==== Data to process ====

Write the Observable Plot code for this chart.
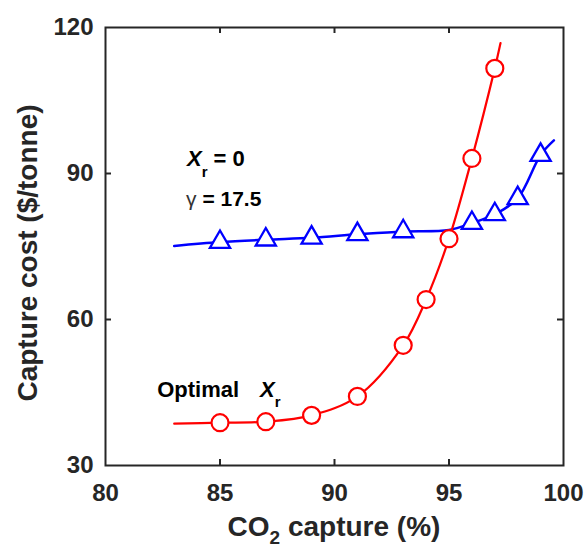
<!DOCTYPE html>
<html><head><meta charset="utf-8">
<script src="https://cdn.jsdelivr.net/npm/d3@7"></script>
<script src="https://cdn.jsdelivr.net/npm/@observablehq/plot@0.6"></script>
<style>body{margin:0;background:#fff} svg{display:block}</style>
</head><body><div id="chart"></div>
<script>
// Axis ticks
const xTicks = [80, 85, 90, 95, 100];
const yTicks = [30, 60, 90, 120];
const xInnerTicks = [85, 90, 95];
const yInnerTicks = [60, 90];

// Optimal X_r (red circles)
const optCapture = [85, 87, 89, 91, 93, 94, 95, 96, 97];
const optCost = [38.8, 39.0, 40.3, 44.2, 54.7, 64.1, 76.6, 93.1, 111.6];
// smooth fit through the optimal points
const optCurveCapture = [83, 85, 87, 89, 91, 93, 94, 95, 96, 97, 97.25];
const optCurveCost = [38.6, 38.8, 39.0, 40.3, 44.2, 54.7, 64.1, 76.6, 93.1, 111.6, 116.8];

// X_r = 0, gamma = 17.5 (blue triangles)
const zeroCapture = [85, 87, 89, 91, 93, 96, 97, 98, 99];
const zeroCost = [75.9, 76.4, 76.8, 77.5, 78.1, 79.8, 81.6, 84.9, 93.8];
const zeroCurveCapture = [83, 85, 87, 89, 91, 93, 95, 96, 97, 98, 99, 99.58];
const zeroCurveCost = [75.1, 75.9, 76.4, 76.8, 77.5, 78.1, 78.4, 79.8, 81.6, 84.9, 93.8, 96.8];

const pts = (xs, ys) => xs.map((x, i) => ({x, y: ys[i]}));
const axisColor = "#262626";
const font = "'Liberation Sans', Arial, Helvetica, sans-serif";

const W = 585, H = 550, mL = 105, mR = 22, mT = 27, mB = 85;
const innerW = W - mL - mR, innerH = H - mT - mB, tickLen = 6;

const chart = Plot.plot({
  width: W, height: H,
  marginLeft: mL, marginRight: mR, marginTop: mT, marginBottom: mB,
  x: {domain: [80, 100]},
  y: {domain: [30, 120]},
  style: {fontFamily: font, background: "white", overflow: "visible"},
  marks: [
    Plot.axisX(xTicks, {anchor: "bottom", tickSize: 0, tickPadding: 18, fontSize: 24, fontWeight: "bold", fill: axisColor, label: null}),
    Plot.axisY(yTicks, {anchor: "left", tickSize: 0, tickPadding: 12, fontSize: 24, fontWeight: "bold", fill: axisColor, label: null}),
    // inward ticks on all four sides
    Plot.tickX(xInnerTicks, {x: d => d, insetTop: innerH - tickLen, stroke: axisColor, strokeWidth: 2}),
    Plot.tickX(xInnerTicks, {x: d => d, insetBottom: innerH - tickLen, stroke: axisColor, strokeWidth: 2}),
    Plot.tickY(yInnerTicks, {y: d => d, insetRight: innerW - tickLen, stroke: axisColor, strokeWidth: 2}),
    Plot.tickY(yInnerTicks, {y: d => d, insetLeft: innerW - tickLen, stroke: axisColor, strokeWidth: 2}),
    Plot.line(pts(zeroCurveCapture, zeroCurveCost), {x: "x", y: "y", stroke: "#0000ff", strokeWidth: 2.5, curve: "catmull-rom"}),
    Plot.dot(pts(zeroCapture, zeroCost), {x: "x", y: "y", symbol: "triangle", r: 7.5, stroke: "#0000ff", fill: "white", strokeWidth: 2.3}),
    Plot.line(pts(optCurveCapture, optCurveCost), {x: "x", y: "y", stroke: "#ff0000", strokeWidth: 2.2, curve: "catmull-rom"}),
    Plot.dot(pts(optCapture, optCost), {x: "x", y: "y", symbol: "circle", r: 8.5, stroke: "#ff0000", fill: "white", strokeWidth: 2.2}),
    Plot.frame({stroke: axisColor, strokeWidth: 2})
  ]
});
document.getElementById("chart").appendChild(chart);

const sx = chart.scale("x"), sy = chart.scale("y");
const svg = d3.select(chart);

// X axis label with subscript
const xl = svg.append("text")
  .attr("x", (sx.apply(80) + sx.apply(100)) / 2).attr("y", 536)
  .attr("text-anchor", "middle").attr("font-family", font)
  .attr("font-size", 28).attr("font-weight", "bold").attr("fill", axisColor);
xl.append("tspan").text("CO");
xl.append("tspan").attr("font-size", 19).attr("dy", 8).text("2");
xl.append("tspan").attr("dy", -8).text(" capture (%)");

// Y axis label
svg.append("text")
  .attr("transform", `translate(37,${(sy.apply(30) + sy.apply(120)) / 2 + 7}) rotate(-90)`)
  .attr("text-anchor", "middle").attr("font-family", font)
  .attr("font-size", 28).attr("font-weight", "bold").attr("fill", axisColor)
  .text("Capture cost ($/tonne)");

// Annotation: X_r = 0
const a1 = svg.append("text")
  .attr("x", sx.apply(83.58)).attr("y", sy.apply(91.4)).attr("text-anchor", "start")
  .attr("font-family", font).attr("font-size", 22).attr("font-weight", "bold").attr("fill", "black");
a1.append("tspan").attr("font-style", "italic").text("X");
a1.append("tspan").attr("font-size", 15).attr("dy", 11).text("r");
a1.append("tspan").attr("dy", -11).text(" = 0");

// Annotation: gamma = 17.5
const a2 = svg.append("text")
  .attr("x", sx.apply(83.54)).attr("y", sy.apply(83.2)).attr("text-anchor", "start")
  .attr("font-family", font).attr("font-size", 21).attr("font-weight", "bold").attr("fill", "black");
a2.append("tspan").attr("font-weight", "normal").attr("fill", "#333").text("γ");
a2.append("tspan").text(" = 17.5");

// Annotation: Optimal X_r
svg.append("text")
  .attr("x", sx.apply(82.28)).attr("y", sy.apply(44.0)).attr("text-anchor", "start")
  .attr("font-family", font).attr("font-size", 22).attr("font-weight", "bold").attr("fill", "black")
  .text("Optimal");
const a3 = svg.append("text")
  .attr("x", sx.apply(86.77)).attr("y", sy.apply(44.0)).attr("text-anchor", "start")
  .attr("font-family", font).attr("font-size", 22).attr("font-weight", "bold").attr("fill", "black");
a3.append("tspan").attr("font-style", "italic").text("X");
a3.append("tspan").attr("font-size", 15).attr("dy", 10).text("r");
</script>
</body></html>
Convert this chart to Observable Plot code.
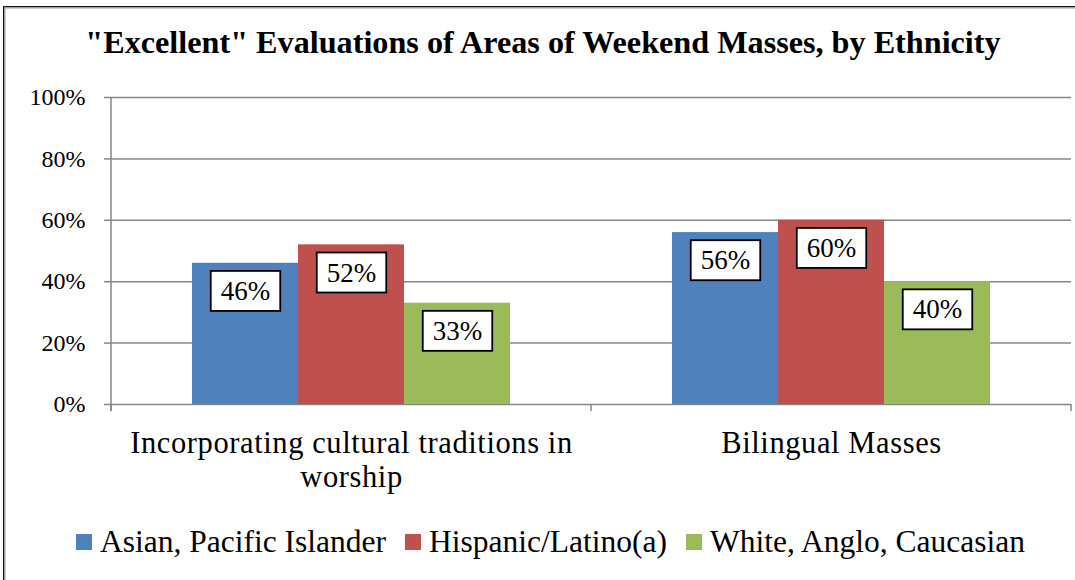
<!DOCTYPE html>
<html><head><meta charset="utf-8">
<script src="https://cdn.jsdelivr.net/npm/d3@7"></script>
<script src="https://cdn.jsdelivr.net/npm/@observablehq/plot@0.6"></script>
<style>
body{margin:0;background:#fff;}
#wrap{position:relative;width:1075px;height:580px;overflow:hidden;color:#000;background:#fff;}
#frame{position:absolute;left:3px;top:6px;width:1100px;height:620px;border:1.5px solid #111;box-shadow:inset 0 0 0 1.5px #a0a0a0;box-sizing:border-box;}
#title{position:absolute;left:543px;top:26px;transform:translateX(-50%);white-space:nowrap;font-weight:bold;font-size:32.2px;line-height:1;}
#chart{position:absolute;left:0;top:0;}
#legend{position:absolute;left:76px;top:526px;display:flex;align-items:center;font-size:31.5px;line-height:1;white-space:nowrap;}
.item{display:flex;align-items:center;margin-right:19px;}
.sw{width:16px;height:16px;margin-right:8px;}
</style></head>
<body>
<div id="wrap">
  <div id="frame"></div>
  <div id="title"></div>
  <div id="chart"></div>
  <div id="legend"></div>
</div>
<script>
const FONT = "Liberation Serif";
const titleText = "\"Excellent\" Evaluations of Areas of Weekend Masses, by Ethnicity";
const categories = ["Incorporating cultural traditions in worship", "Bilingual Masses"];
const categoryLabels = ["Incorporating cultural traditions in\nworship", "Bilingual Masses"];
const series = ["Asian, Pacific Islander", "Hispanic/Latino(a)", "White, Anglo, Caucasian"];
const asian = [0.46, 0.56];
const hispanic = [0.52, 0.60];
const white = [0.33, 0.40];
const colors = ["#4F81BD", "#C0504D", "#9BBB59"];
const yTicks = [0, 0.2, 0.4, 0.6, 0.8, 1.0];

const seriesValues = [asian, hispanic, white];
const data = categories.flatMap((c, i) => series.map((s, j) => ({category: c, series: s, value: seriesValues[j][i]})));
const pct = v => Math.round(v * 100) + "%";

d3.select("#wrap").style("font-family", "'Liberation Serif', Tinos, 'Times New Roman', serif");
d3.select("#title").text(titleText);

const plot = Plot.plot({
  width: 1075,
  height: 500,
  marginLeft: 110,
  marginRight: 4,
  marginTop: 97,
  marginBottom: 96,
  style: {background: "transparent", overflow: "visible", color: "#000"},
  fx: {domain: categories, padding: 0, axis: null, label: null},
  x: {domain: series, paddingInner: 0, paddingOuter: 0.745, axis: null, label: null},
  y: {domain: [0, 1], axis: null, label: null},
  color: {domain: series, range: colors},
  marks: [
    Plot.ruleY(yTicks, {stroke: "#868686", strokeWidth: 1.5}),
    Plot.barY(data, {fx: "category", x: "series", y: "value", fill: "series"}),
    Plot.axisY({ticks: yTicks, tickFormat: pct, tickSize: 7, tickPadding: 19, fontSize: 24, stroke: "#868686", strokeWidth: 1.5, fill: "#000", label: null}),
    Plot.text(data, {fx: "category", x: "series", y: "value", text: d => pct(d.value), dy: 28, fontSize: 27, fill: "#000", lineAnchor: "middle"}),
    Plot.text(categories, {fx: d => d, text: (d, i) => categoryLabels[i], frameAnchor: "bottom", lineAnchor: "top", dy: 25, fontSize: 30.5, lineHeight: 1.1, fill: "#000"})
  ]
});
d3.select(plot).attr("font-family", FONT).style("font-family", "'Liberation Serif', Tinos, 'Times New Roman', serif");
document.getElementById("chart").appendChild(plot);

// boxes behind value labels
const valueTexts = d3.select(plot).selectAll('g[aria-label="text"] text').filter(function() { return /%$/.test(this.textContent); });
valueTexts.each(function() {
  const b = this.getBBox();
  const padX = 10, padY = 5;
  const node = this;
  d3.select(this.parentNode).insert("rect", function() { return node; })
    .attr("x", b.x - padX).attr("y", b.y - padY)
    .attr("width", b.width + 2 * padX).attr("height", b.height + 2 * padY)
    .attr("transform", node.getAttribute("transform"))
    .attr("fill", "#fff").attr("stroke", "#000").attr("stroke-width", 1.8);
});
d3.select(plot).selectAll('g[aria-label="text"] text').filter(function() { return !/%$/.test(this.textContent); }).style("letter-spacing", "0.6px");

// axis line and category boundary ticks from the scales
const fxS = plot.scale("fx"), yS = plot.scale("y");
const edges = categories.map(c => fxS.apply(c)).concat([fxS.apply(categories[categories.length - 1]) + fxS.bandwidth]);
const y0 = yS.apply(0), y1 = yS.apply(1);
const g = d3.select(plot).append("g").attr("stroke", "#868686").attr("stroke-width", 1.5);
g.append("line").attr("x1", edges[0]).attr("x2", edges[0]).attr("y1", y1).attr("y2", y0 + 7);
edges.forEach(e => g.append("line").attr("x1", e).attr("x2", e).attr("y1", y0).attr("y2", y0 + 7));

// legend
const legend = d3.select("#legend");
series.forEach((s, i) => {
  const it = legend.append("div").attr("class", "item");
  it.append("div").attr("class", "sw").style("background", colors[i]);
  it.append("span").text(s);
});
</script>
</body></html>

====

[Exercise objective]:
Extract the lines exactly, please: the first line of the listing, the line with "const innerW = W", and every line between them, but no pictures.

[Solution to this exercise]:
Write the Observable Plot code for this chart.
<!DOCTYPE html>
<html><head><meta charset="utf-8">
<script src="https://cdn.jsdelivr.net/npm/d3@7"></script>
<script src="https://cdn.jsdelivr.net/npm/@observablehq/plot@0.6"></script>
<style>body{margin:0;background:#fff} svg{display:block}</style>
</head><body><div id="chart"></div>
<script>
// Axis ticks
const xTicks = [80, 85, 90, 95, 100];
const yTicks = [30, 60, 90, 120];
const xInnerTicks = [85, 90, 95];
const yInnerTicks = [60, 90];

// Optimal X_r (red circles)
const optCapture = [85, 87, 89, 91, 93, 94, 95, 96, 97];
const optCost = [38.8, 39.0, 40.3, 44.2, 54.7, 64.1, 76.6, 93.1, 111.6];
// smooth fit through the optimal points
const optCurveCapture = [83, 85, 87, 89, 91, 93, 94, 95, 96, 97, 97.25];
const optCurveCost = [38.6, 38.8, 39.0, 40.3, 44.2, 54.7, 64.1, 76.6, 93.1, 111.6, 116.8];

// X_r = 0, gamma = 17.5 (blue triangles)
const zeroCapture = [85, 87, 89, 91, 93, 96, 97, 98, 99];
const zeroCost = [75.9, 76.4, 76.8, 77.5, 78.1, 79.8, 81.6, 84.9, 93.8];
const zeroCurveCapture = [83, 85, 87, 89, 91, 93, 95, 96, 97, 98, 99, 99.58];
const zeroCurveCost = [75.1, 75.9, 76.4, 76.8, 77.5, 78.1, 78.4, 79.8, 81.6, 84.9, 93.8, 96.8];

const pts = (xs, ys) => xs.map((x, i) => ({x, y: ys[i]}));
const axisColor = "#262626";
const font = "'Liberation Sans', Arial, Helvetica, sans-serif";

const W = 585, H = 550, mL = 105, mR = 22, mT = 27, mB = 85;
const innerW = W - mL - mR, innerH = H - mT - mB, tickLen = 6;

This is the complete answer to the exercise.